11. Selon l'article 7.4 de la même annexe, également dans sa rédaction antérieure à l'avenant n° 74 du 13 mars 2019, le salaire à prendre en considération pour le calcul de l'indemnité de licenciement est le salaire « plein tarif » tel qu'il est défini à l'article 3.11 du titre III ou, selon la formule la plus avantageuse pour l'intéressé, un tiers des rémunérations perçues au cours des trois derniers mois précédant le licenciement, étant entendu que, dans ce cas, toute prime de caractère annuel ou exceptionnel qui aura été versée au salarié pendant cette période ne sera prise en compte que prorata temporis.

12. Pour fixer le montant de l'indemnité conventionnelle de licenciement à la somme de 2 086,82 euros, l'arrêt retient que l'employeur sera condamné à verser cette somme à la salariée, montant calculé sur la base d'un salaire à temps plein.

13. En statuant ainsi, la cour d'appel, qui n'a pas mis la Cour de cassation en mesure d'exercer son contrôle, n'a pas satisfait aux exigences du texte susvisé.

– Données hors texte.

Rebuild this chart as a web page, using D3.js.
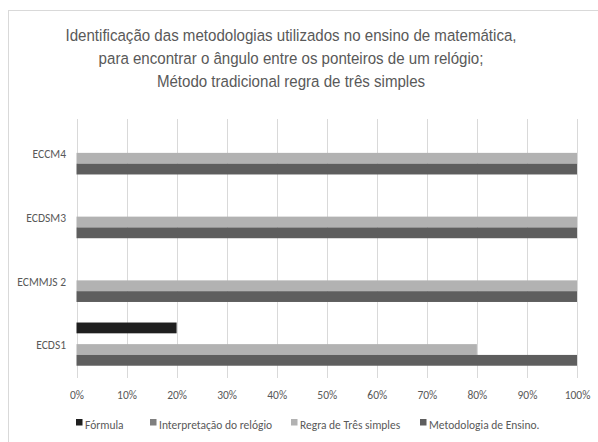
<!DOCTYPE html>
<html>
<head>
<meta charset="utf-8">
<script src="https://cdn.jsdelivr.net/npm/d3@7"></script>
<style>
  html, body { margin: 0; padding: 0; background: #fff; }
  svg { display: block; }
</style>
</head>
<body>
<script>
// ---- data ----
const categories = ["ECCM4", "ECDSM3", "ECMMJS 2", "ECDS1"]; // top to bottom
const seriesNames = ["Fórmula", "Interpretação do relógio", "Regra de Três simples", "Metodologia de Ensino."];
const formula      = [0, 0, 0, 0.2];
const interpretacao = [0, 0, 0, 0];
const regra        = [1, 1, 1, 0.8];
const metodologia  = [1, 1, 1, 1];
const tickValues = [0, 0.1, 0.2, 0.3, 0.4, 0.5, 0.6, 0.7, 0.8, 0.9, 1.0];
const titleLines = [
  "Identificação das metodologias utilizados no ensino de matemática,",
  "para encontrar o ângulo entre os ponteiros de um relógio;",
  "Método tradicional regra de três simples"
];
const colors = ["#1f1f1f", "#7f7f7f", "#b2b2b2", "#5e5e5e"];

const seriesValues = [formula, interpretacao, regra, metodologia];

const W = 598, H = 442;
const svg = d3.select("body").append("svg").attr("width", W).attr("height", H);

// chart border
svg.append("rect").attr("x", 8.5).attr("y", 10.5).attr("width", 600).attr("height", 440)
  .attr("fill", "#fff").attr("stroke", "#d9d9d9").attr("stroke-width", 1);

// title
const title = svg.append("text")
  .attr("transform", "translate(291,0) scale(0.915,1)")
  .attr("font-family", "'Liberation Sans', Arial, sans-serif")
  .attr("font-size", 16.5).attr("fill", "#595959").attr("text-anchor", "middle");
titleLines.forEach((t, i) => {
  title.append("tspan").attr("x", 0).attr("y", 41.5 + i * 23).text(t);
});

const x = d3.scaleLinear().domain([0, 1]).range([76.5, 577]);
const y = d3.scaleBand().domain(categories).range([121, 376]);
const sub = d3.scaleBand().domain(d3.range(seriesNames.length)).range([-21.6, 21.6]);

const plotTop = 119, plotBottom = 378;

// gridlines
svg.append("g").selectAll("line").data(tickValues).join("line")
  .attr("x1", d => Math.round(x(d)) + 0.5).attr("x2", d => Math.round(x(d)) + 0.5)
  .attr("y1", plotTop).attr("y2", plotBottom)
  .attr("stroke", "#d9d9d9").attr("stroke-width", 1);

// bars
const groups = svg.append("g").selectAll("g").data(seriesValues).join("g")
  .attr("fill", (d, i) => colors[i]);
groups.each(function(vals, si) {
  d3.select(this).selectAll("rect").data(vals.map((v, ci) => ({v, c: categories[ci]})))
    .join("rect")
    .attr("x", x(0))
    .attr("y", d => y(d.c) + y.bandwidth() / 2 + sub(si))
    .attr("width", d => x(d.v) - x(0))
    .attr("height", sub.bandwidth());
});

// x axis labels
const labelFont = "Carlito, Lato, 'Open Sans', sans-serif";
const xAxis = d3.axisBottom(x).tickValues(tickValues).tickFormat(d3.format(".0%")).tickSize(0).tickPadding(0);
const gx = svg.append("g").attr("transform", "translate(0,391)").call(xAxis);
gx.select(".domain").remove();
gx.selectAll("text").attr("font-family", labelFont).attr("font-size", 11.5).attr("fill", "#595959");

// y axis labels
const yAxis = d3.axisLeft(y).tickSize(0).tickPadding(0);
const gy = svg.append("g").attr("transform", "translate(66,1.5)").call(yAxis);
gy.select(".domain").remove();
gy.selectAll("text").attr("font-family", labelFont).attr("font-size", 11.5).attr("fill", "#595959");

// legend
const legendX = [76, 150, 291, 420];
const lg = svg.append("g").selectAll("g").data(seriesNames).join("g")
  .attr("transform", (d, i) => `translate(${legendX[i]},419)`);
lg.append("rect").attr("width", 6.5).attr("height", 6.5).attr("fill", (d, i) => colors[i]);
lg.append("text").attr("x", 9).attr("y", 10)
  .attr("font-family", labelFont).attr("font-size", 11.5).attr("fill", "#595959")
  .text(d => d);
</script>
</body>
</html>
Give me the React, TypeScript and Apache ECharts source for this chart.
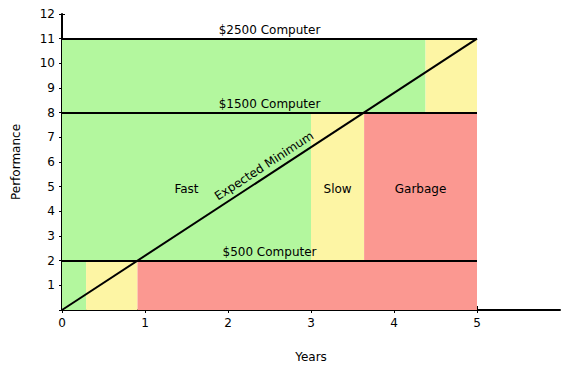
import React, { useEffect, useRef } from "react";
import * as echarts from "echarts";

const computerNames = ["$500 Computer", "$1500 Computer", "$2500 Computer"];
const performanceLevels = [2, 8, 11];
const bandBottoms = [0, 2, 8];
const fastEnds = [0.29, 3.0, 4.38];
const garbageStarts = [0.91, 3.64, 5.0];
const lifeEnd = 5;
const expectedMinimum: [number, number][] = [[0, 0], [5, 11]];
const zoneNames = ["Fast", "Slow", "Garbage"];
const xTickValues = [0, 1, 2, 3, 4, 5];
const yTickValues = [0, 1, 2, 3, 4, 5, 6, 7, 8, 9, 10, 11, 12];
const yLabelValues = [1, 2, 3, 4, 5, 6, 7, 8, 9, 10, 11, 12];

const GREEN = "#b3f79e";
const YELLOW = "#fdf5a4";
const RED = "#fb9891";
const FONT = "DejaVu Sans";

export default function App() {
  const ref = useRef<HTMLDivElement>(null);
  useEffect(() => {
    if (!ref.current) return;
    const chart = echarts.init(ref.current, undefined, { renderer: "svg" });

    const areas: any[] = [];
    performanceLevels.forEach((top, i) => {
      const bottom = bandBottoms[i];
      const isMiddle = i === 1;
      const lbl = (name: string) =>
        isMiddle
          ? { show: true, position: "inside", offset: [0, 2], formatter: name, color: "#000", fontFamily: FONT, fontSize: 12 }
          : { show: false };
      areas.push([
        { xAxis: 0, yAxis: bottom, itemStyle: { color: GREEN }, label: lbl(zoneNames[0]) },
        { xAxis: fastEnds[i], yAxis: top },
      ]);
      if (garbageStarts[i] > fastEnds[i])
        areas.push([
          { xAxis: fastEnds[i], yAxis: bottom, itemStyle: { color: YELLOW }, label: lbl(zoneNames[1]) },
          { xAxis: garbageStarts[i], yAxis: top },
        ]);
      if (lifeEnd > garbageStarts[i])
        areas.push([
          { xAxis: garbageStarts[i], yAxis: bottom, itemStyle: { color: RED }, label: lbl(zoneNames[2]) },
          { xAxis: lifeEnd, yAxis: top },
        ]);
    });

    const lines: any[] = performanceLevels.map((lvl, i) => [
      {
        coord: [0, lvl],
        label: {
          show: true,
          position: "insideMiddleTop",
          formatter: computerNames[i],
          color: "#000",
          fontFamily: FONT,
          fontSize: 12,
          distance: 3,
        },
      },
      { coord: [lifeEnd, lvl] },
    ]);
    lines.push([
      {
        coord: expectedMinimum[0],
        label: {
          show: true,
          position: "insideMiddleTop",
          formatter: "Expected Minimum",
          color: "#000",
          fontFamily: FONT,
          fontSize: 12,
          distance: 4,
        },
      },
      { coord: expectedMinimum[1] },
    ]);

    const axisText = { color: "#000", fontFamily: FONT, fontSize: 12 };

    chart.setOption({
      animation: false,
      textStyle: { fontFamily: FONT },
      grid: { left: 62, right: 6, top: 14, bottom: 61 },
      xAxis: [
        {
          type: "value",
          min: 0,
          max: 6,
          interval: 1,
          name: "Years",
          nameLocation: "middle",
          nameGap: 41,
          nameTextStyle: axisText,
          splitLine: { show: false },
          axisLine: { show: true, lineStyle: { color: "#000", width: 2 } },
          axisTick: { show: true, length: 3, customValues: xTickValues, lineStyle: { color: "#000" } },
          axisLabel: { ...axisText, margin: 7, customValues: xTickValues },
        },
        {
          type: "value",
          min: 0,
          max: 6,
          interval: 1,
          position: "bottom",
          splitLine: { show: false },
          axisLine: { show: false },
          axisTick: { show: true, inside: true, length: 4, customValues: xTickValues, lineStyle: { color: "#000" } },
          axisLabel: { show: false },
        },
      ],
      yAxis: [
        {
          type: "value",
          min: 0,
          max: 12,
          interval: 1,
          name: "Performance",
          nameLocation: "middle",
          nameGap: 40,
          nameTextStyle: axisText,
          splitLine: { show: false },
          axisLine: { show: true, lineStyle: { color: "#000", width: 2 } },
          axisTick: { show: true, length: 3, customValues: yTickValues, lineStyle: { color: "#000" } },
          axisLabel: { ...axisText, margin: 7, customValues: yLabelValues },
        },
        {
          type: "value",
          min: 0,
          max: 12,
          interval: 1,
          position: "left",
          splitLine: { show: false },
          axisLine: { show: false },
          axisTick: { show: true, inside: true, length: 3, customValues: yTickValues, lineStyle: { color: "#000" } },
          axisLabel: { show: false },
        },
      ],
      series: [
        {
          type: "line",
          data: [],
          silent: true,
          markArea: { silent: true, data: areas },
          markLine: {
            silent: true,
            symbol: ["none", "none"],
            lineStyle: { color: "#000", width: 2, type: "solid" },
            data: lines,
          },
        },
      ],
    });
    return () => chart.dispose();
  }, []);
  return <div ref={ref} style={{ width: 566, height: 371, position: "absolute", left: 0, top: 0 }} />;
}
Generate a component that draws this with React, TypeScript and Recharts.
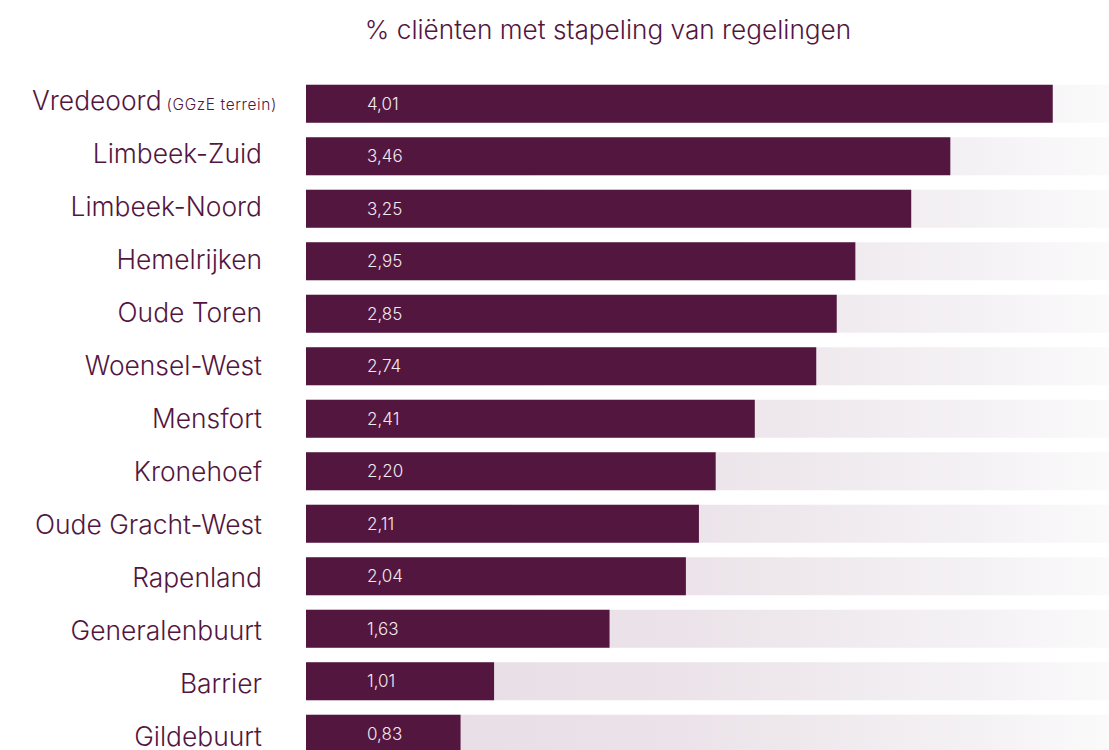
import React from 'react';
import { BarChart, Bar, XAxis, YAxis, LabelList } from 'recharts';

const categories = ['Vredeoord', 'Limbeek-Zuid', 'Limbeek-Noord', 'Hemelrijken', 'Oude Toren', 'Woensel-West', 'Mensfort', 'Kronehoef', 'Oude Gracht-West', 'Rapenland', 'Generalenbuurt', 'Barrier', 'Gildebuurt'];
const subLabels = ['(GGzE terrein)', '', '', '', '', '', '', '', '', '', '', '', ''];
const values = [4.01, 3.46, 3.25, 2.95, 2.85, 2.74, 2.41, 2.2, 2.11, 2.04, 1.63, 1.01, 0.83];
const title = '% cliënten met stapeling van regelingen';

const data = categories.map((c, i) => ({ name: c, sub: subLabels[i], value: values[i] }));

const PURPLE = '#53163f';
const FONT = 'Inter, "Open Sans", sans-serif';

const CategoryTick = (props: any) => {
  const { x, y, payload, index } = props;
  const sub = subLabels[index] || '';
  const shift = sub ? 15 : 0;
  return (
    <text x={x - 38 + shift} y={y} dy={6 + index * 0.5} textAnchor="end" fill={PURPLE} fontFamily={FONT} fontSize={26.4} fontWeight={300}>
      {payload.value}
      {sub ? <tspan fontSize={15.5} letterSpacing={0.6}>{' ' + sub}</tspan> : null}
    </text>
  );
};

const fmt = (v: any) => Number(v).toFixed(2).replace('.', ',');

export default function App() {
  return (
    <div style={{ position: 'absolute', left: 0, top: 0, width: 1109, height: 750, overflow: 'hidden', background: '#fff' }}>
      <div style={{ position: 'absolute', left: 0, top: 14, width: 1216, textAlign: 'center', color: PURPLE, fontFamily: FONT, fontSize: 26.2, fontWeight: 300 }}>
        {title}
      </div>
      <BarChart
        width={1160}
        height={770}
        data={data}
        layout="vertical"
        margin={{ top: 77.75, right: 16, bottom: 9.75, left: 0 }}
        barCategoryGap={7.25}
      >
        <defs>
          <linearGradient id="bgGrad" x1="0" y1="0" x2="1" y2="0">
            <stop offset="0%" stopColor="#e6dde4" />
            <stop offset="45%" stopColor="#ebe3e9" />
            <stop offset="80%" stopColor="#f4f1f4" />
            <stop offset="100%" stopColor="#fdfdfd" />
          </linearGradient>
        </defs>
        <XAxis type="number" domain={[0, 4.5]} hide />
        <YAxis
          type="category"
          dataKey="name"
          width={306}
          axisLine={false}
          tickLine={false}
          tick={<CategoryTick />}
          tickMargin={0}
          interval={0}
        />
        <Bar dataKey="value" fill={PURPLE} background={{ fill: 'url(#bgGrad)' }} barSize={38} isAnimationActive={false}>
          <LabelList
            dataKey="value"
            position="insideLeft"
            offset={61}
            formatter={fmt}
            fill="#f3e8ef"
            fontSize={17}
            fontWeight={300}
            fontFamily={FONT}
          />
        </Bar>
      </BarChart>
    </div>
  );
}
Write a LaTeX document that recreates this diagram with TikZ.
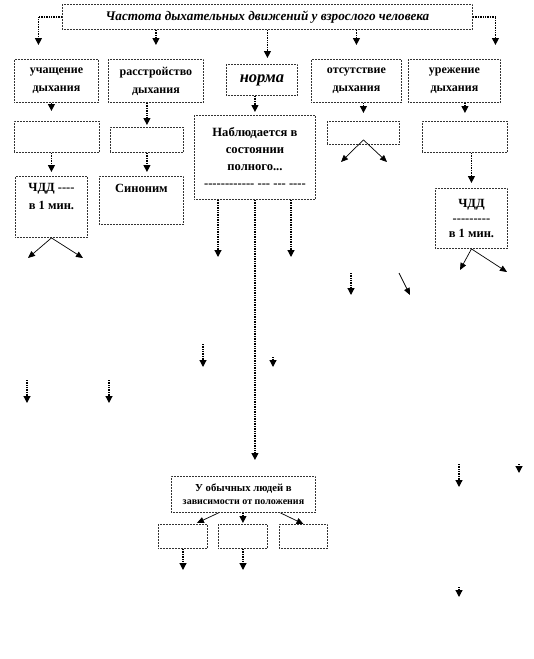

PAR CES MOTIFS, et sans qu'il y ait lieu de statuer sur l'autre grief, la Cour :

CASSE ET ANNULE, mais seulement en ce qu'il limite aux sommes de 3 136,96 euros, outre congés payés afférents, et 2 086,82 euros les condamnations à paiement de la société Lidl à titre, respectivement, de rappel de salaire pour le travail à temps plein et d'indemnité conventionnelle de licenciement, l'arrêt rendu le 27 mai 2020, entre les parties, par la cour d'appel de Versailles ;

Remet, sur ces points, l'affaire et les parties dans l'état où elles se trouvaient avant cet arrêt et les renvoie devant la cour d'appel de Versailles autrement composée ;

Condamne la société Lidl aux dépens ;

En application de l'article 700 du code de procédure civile, condamne la société Lidl à payer à Mme [D] la somme de 3 000 euros ;

Dit que sur les diligences du procureur général près la Cour de cassation, le présent arrêt sera transmis pour être transcrit en marge ou à la suite de l'arrêt partiellement cassé ;

Ainsi fait et jugé par la Cour de cassation, chambre sociale, et prononcé par le président en son audience publique du trente novembre deux mille vingt-deux.







MOYENS ANNEXES au présent arrêt

Moyens produits par la SCP Thouvenin, Coudray et Grévy, avocat aux Conseils, pour Mme [D]

PREMIER MOYEN DE CASSATION

Mme [D] fait grief à l'arrêt attaqué, infirmatif de ces chefs, d'AVOIR dit que le contrat de travail était à temps complet depuis le 14 janvier 2013 et d'AVOIR condamné la société Lidl à lui verser les seules sommes de 3 136,96 et 313,69 euros respectivement à titre de rappel de salaire pour le travail à temps plein et au titre des congés payés afférents.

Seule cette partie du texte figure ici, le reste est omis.